When Software Carpentry started running bootcamps back in 2012, Python was used exclusively for the programming lessons. While these lessons were as language agnostic as possible (i.e. the materials focused on transferrable programming concepts as opposed to specifics of the Python language), people soon expressed an interest in running bootcamps using other languages. R very quickly established itself as a regular alternative to Python, but it wasn't until early 2014 that the first ever Matlab bootcamp was held (see here and here for blog posts about the event; the official event page is here).
Fortunately for the Software Carpentry community, the instructors from that event have subsequently written up their teaching materials and made them freely available via a CC-BY (Creative Commons - Attribution) license (there's been some issues with the FTP site where those materials are located, so in the meantime you can find a copy here at the Research Bazaar GitHub repo). There's still some debate as to whether the ongoing maintenance and development of these materials should be supported by Software Carpentry or MathWorks (because unlike Python and R, Matlab is proprietary software), but in the meantime demand has been so strong in Melbourne that we went ahead and organised a bootcamp as soon as we could get our hands on the teaching materials.
Our August bootcamp at the University of Melbourne filled the 45 seat room and had a further 25 on the waiting list. On the first day we taught the new Matlab lessons, while on the second we covered the standard Software Carpentry lessons on the shell and version control. In other words, Matlab was used to teach programming, while the shell and version control were pitched as tools to manage your code and data effectively.

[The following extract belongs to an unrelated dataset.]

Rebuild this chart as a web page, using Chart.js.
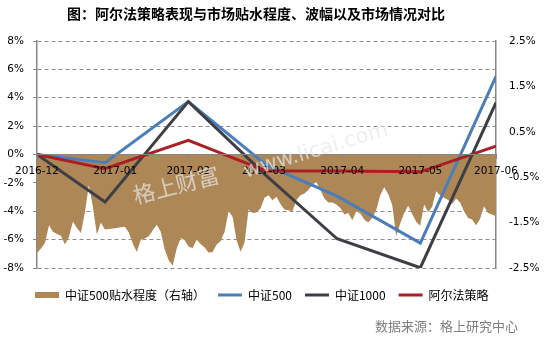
<!DOCTYPE html>
<html><head><meta charset="utf-8">
<script src="https://cdn.jsdelivr.net/npm/chart.js@4.4.1/dist/chart.umd.min.js"></script>
<style>html,body{margin:0;padding:0;background:#fff}#wrap{width:553px;height:338px;position:relative}</style>
</head><body><div id="wrap"><canvas id="c" width="553" height="338"></canvas></div>
<script>
// ---- data ----
const titleText = '图：阿尔法策略表现与市场贴水程度、波幅以及市场情况对比';
const sourceText = '数据来源：格上研究中心';
const watermarkCn = '格上财富';
const watermarkEn = 'www.licai.com';
const pointDates = ['2016-12-30','2017-01-26','2017-02-28','2017-03-31','2017-04-28','2017-05-31','2017-06-30'];
const tickDates  = ['2016-12-30','2017-01-30','2017-02-28','2017-03-30','2017-04-30','2017-05-31','2017-06-30'];
const tickLabels = ['2016-12','2017-01','2017-02','2017-03','2017-04','2017-05','2017-06'];
const seriesNames = ['中证500贴水程度（右轴）','中证500','中证1000','阿尔法策略'];
const csi500  = [0, -0.58, 3.73, -0.75, -2.94, -6.24, 5.50];
const csi1000 = [0, -3.35, 3.73, -1.50, -5.94, -7.98, 3.66];
const alphaStrategy = [0, -1.00, 0.99, -1.17, -1.17, -1.22, 0.58];
const basis500 = [
-2.17,-2.07,-1.95,-1.56,-1.70,-1.75,-1.79,-1.98,-1.81,-1.48,
-1.62,-1.73,-1.27,-0.67,-1.15,-1.76,-1.50,-1.65,-1.64,-1.63,
-1.62,-1.60,-1.59,-1.72,-1.96,-2.15,-1.88,-1.85,-1.80,-1.67,
-1.55,-1.70,-2.09,-2.33,-2.45,-2.07,-1.84,-1.89,-2.03,-2.06,
-1.88,-1.97,-2.05,-2.16,-2.15,-1.98,-1.91,-1.70,-1.25,-1.37,
-1.89,-2.14,-1.94,-1.21,-1.29,-1.28,-1.19,-0.95,-0.90,-1.01,
-0.93,-1.09,-1.21,-1.23,-1.25,-1.00,-0.90,-0.86,-0.78,-0.66,
-0.61,-0.78,-0.97,-1.06,-1.06,-1.10,-1.18,-1.32,-1.29,-1.45,
-1.25,-1.30,-1.43,-1.50,-1.40,-1.22,-0.90,-0.72,-0.87,-1.11,
-1.80,-1.52,-1.29,-1.13,-1.31,-1.48,-1.57,-1.10,-1.27,-1.15,
-0.81,-0.90,-0.95,-1.00,-1.09,-0.97,-1.06,-1.25,-1.40,-1.43,
-1.56,-1.42,-1.14,-1.29,-1.32,-1.36];

// ---- helpers ----
const DAY = 86400000;
const t0 = Date.parse(pointDates[0]);
const dayOf = d => (Date.parse(d) - t0) / DAY;
const pts = vals => vals.map((v, i) => ({x: dayOf(pointDates[i]), y: v}));
const tickDays = tickDates.map(dayOf);

const colors = {area:'#AE8757', blue:'#4A7EBB', dark:'#3D3F45', red:'#AA1E24', axis:'#868686', grid:'#8C8C8C'};

const legendShift = {
  id: 'legendShift',
  afterLayout(chart) {
    if (chart.legend) { chart.legend.left += 22; chart.legend.right += 22; }
  }
};

const overlay = {
  id: 'overlay',
  afterDraw(chart) {
    const ctx = chart.ctx;
    ctx.save();
    // watermark
    ctx.fillStyle = 'rgba(232,232,232,0.72)';
    ctx.textAlign = 'center'; ctx.textBaseline = 'middle';
    ctx.save(); ctx.translate(176, 185); ctx.rotate(-0.25);
    ctx.font = '22px "Noto Sans CJK SC"'; ctx.fillText(watermarkCn, 0, 0); ctx.restore();
    ctx.save(); ctx.translate(316, 151); ctx.rotate(-0.29);
    ctx.font = '21px "DejaVu Sans"'; ctx.fillText(watermarkEn, 0, 0); ctx.restore();
    // title
    ctx.fillStyle = '#000';
    ctx.font = 'bold 14px "Noto Sans CJK SC"';
    ctx.textAlign = 'center'; ctx.textBaseline = 'middle';
    ctx.fillText(titleText, 256, 14);
    // source
    ctx.fillStyle = '#7F7F7F';
    ctx.font = '13px "Noto Sans CJK SC"';
    ctx.textAlign = 'right';
    ctx.fillText(sourceText, 518, 326);
    ctx.restore();
  }
};

new Chart(document.getElementById('c'), {
  type: 'line',
  data: {
    labels: basis500.map((_, i) => i),
    datasets: [
      {label: seriesNames[0], data: basis500, xAxisID: 'x2', yAxisID: 'y2', order: 4,
       backgroundColor: colors.area, borderColor: colors.area, borderWidth: 0, fill: 'origin',
       pointRadius: 0, pointStyle: 'rect', tension: 0},
      {label: seriesNames[1], data: pts(csi500), xAxisID: 'x', yAxisID: 'y', order: 3,
       borderColor: colors.blue, backgroundColor: colors.blue, borderWidth: 3, pointRadius: 0, pointStyle: 'line', fill: false},
      {label: seriesNames[2], data: pts(csi1000), xAxisID: 'x', yAxisID: 'y', order: 2,
       borderColor: colors.dark, backgroundColor: colors.dark, borderWidth: 3, pointRadius: 0, pointStyle: 'line', fill: false},
      {label: seriesNames[3], data: pts(alphaStrategy), xAxisID: 'x', yAxisID: 'y', order: 1,
       borderColor: colors.red, backgroundColor: colors.red, borderWidth: 3, pointRadius: 0, pointStyle: 'line', fill: false}
    ]
  },
  options: {
    responsive: false, animation: false, events: [],
    layout: {padding: {left: 0, right: 0, top: 41, bottom: 27}},
    font: {family: '"DejaVu Sans"'},
    plugins: {
      tooltip: {enabled: false},
      title: {display: false},
      legend: {
        position: 'bottom', align: 'start',
        labels: {
          font: {family: '"Noto Sans CJK SC"', size: 12}, color: '#000',
          usePointStyle: true, pointStyleWidth: 24, boxWidth: 24, boxHeight: 6, padding: 13,
          sort: (a, b) => a.datasetIndex - b.datasetIndex
        }
      }
    },
    scales: {
      x: {
        type: 'linear', position: {y: 0}, min: 0, max: tickDays[tickDays.length - 1],
        afterBuildTicks: s => { s.ticks = tickDays.map(v => ({value: v})); },
        ticks: {z: 1, autoSkip: false, maxRotation: 0, padding: 6, color: '#000',
                font: {family: '"DejaVu Sans"', size: 10.5},
                callback: (v, i) => tickLabels[i]},
        grid: {z: 1, drawOnChartArea: false, drawTicks: true, tickLength: 4, color: colors.axis},
        border: {z: 1, display: true, color: colors.axis, width: 1}
      },
      x2: {
        type: 'category', position: 'bottom', offset: false, display: true,
        ticks: {display: false}, grid: {display: false}, border: {display: false},
        afterFit: s => { s.height = 8; }
      },
      y: {
        position: 'left', min: -8, max: 8,
        afterFit: s => { s.width = 37; },
        ticks: {stepSize: 2, padding: 9, color: '#000', font: {family: '"DejaVu Sans"', size: 10.5},
                callback: v => v + '%'},
        grid: {color: colors.grid, lineWidth: 1, tickLength: 4, drawTicks: true, tickColor: colors.axis},
        border: {display: true, color: colors.axis, width: 1.5, dash: [4, 3]}
      },
      y2: {
        position: 'right', min: -2.5, max: 2.5,
        afterFit: s => { s.width = 57; },
        ticks: {stepSize: 1, padding: 13, color: '#000', font: {family: '"DejaVu Sans"', size: 10.5},
                callback: v => v.toFixed(1) + '%'},
        grid: {drawOnChartArea: false, drawTicks: false},
        border: {display: true, color: colors.axis, width: 1.5}
      }
    }
  },
  plugins: [legendShift, overlay]
});
</script></body></html>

What I've tried to do below is distill the main comments/feedback received from instructors, helpers and participants. For more detailed commentary, see the relevant GitHub issue. At times these comments may sound critical, but it should be kept in mind that these Matlab lessons are brand new. Unlike the current Python lessons, they haven't had the luxury of years of development using feedback from hundreds of bootcamps. At the end of the day, the participants at our bootcamp got the undivided attention of eight Matlab gurus for two whole days (thanks to all the helpers who came along). Such dedicated programming assistance is unheard of in the academic world, and consequently this unique learning experience was greatly appreciated by all who attended.
The Matlab materials provide approximately two challenges for each of the four main
lessons (see here).
These challenges are very well documented (i.e. the relevant data files and answers
are all conveniently contained in an
directory), however their completion requires the participants to be familiar
with all the content in the associated lesson. Since each lesson
involves up to an hour of live coding/demonstration, the bootcamp involved very long
periods of demonstration followed by challenges that also took a very long time to
complete. This not only made it difficult for participants to maintain concentration,
but it also meant that there were long periods where the helpers weren't really
involved in the action.
- There are shorter recommended activities scattered throughout the teaching notes, but these often ask the participants to do something they've never seen before (e.g. one of the recommended activities asks the participants to define a function, even though at that point the instructor hasn't even demonstrated the associated syntax and typical use cases). Our instructors therefore used those recommended activities as examples that they themselves could demonstrate to the audience.
- Unlike the novice Python lessons, there's isn't a consistent data analysis story weaved throughout the four Matlab lessons. As a consequence, the data analysis examples seem a little disjointed.
- The Matlab lessons and challenges escalate in complexity very quickly. In Software Carpentry terminology, they are definitely "intermediate" as opposed to "novice" level materials.
- One useful feature of the Python lesson materials is that the instructor notes are essentially written as a verbatim script of what an instructor could/would say at each point of the bootcamp. This makes things much easier for new instructors, because there is no ambiguity about how the materials could/should be delivered. While the Matlab materials provide significant guidance (i.e. they're not far off), they cannot be used as a verbatim script.
Going forward, I think these Matlab materials should be designated as our current intermediate level lessons, with a view to addressing the comments above in the coming months/years (i.e. shorter and more regular challenges, a verbatim script to help new instructors, a consistent data analysis example throughout, and a number of other small fixes outlined in the GitHub issue). As a starting point for a set of novice level Matlab lessons, I would suggest we simply re-write the current Python lessons using Matlab. Isabell Kiral-Kornek (one of the instructors from our bootcamp) jumped in and made a start on this task right away (see here), and in the process of writing this post I was alerted to the fact that Ashwin Srinath has also made a start on precisely the same task (see his code and discussion). They've each taken a slightly different approach to the re-write (i.e. comparing and combining their materials will result in a better final product), however to avoid such duplication of effort in the future we've setup a Matlab mailing list in order to keep the community updated with our progress.
Once Ashwin and Isabell (and anyone else who'd like to get involved) have completed the re-write, the Software Carpentry Matlab materials will resemble the current state of the R materials: the novice lessons will be a clone of the Python lessons, while the intermediate lessons are an independent set. This development pattern seems reasonable in that similar lessons are appropriate for novice learners no matter the language, whereas the teaching of more complex topics quickly becomes more language specific.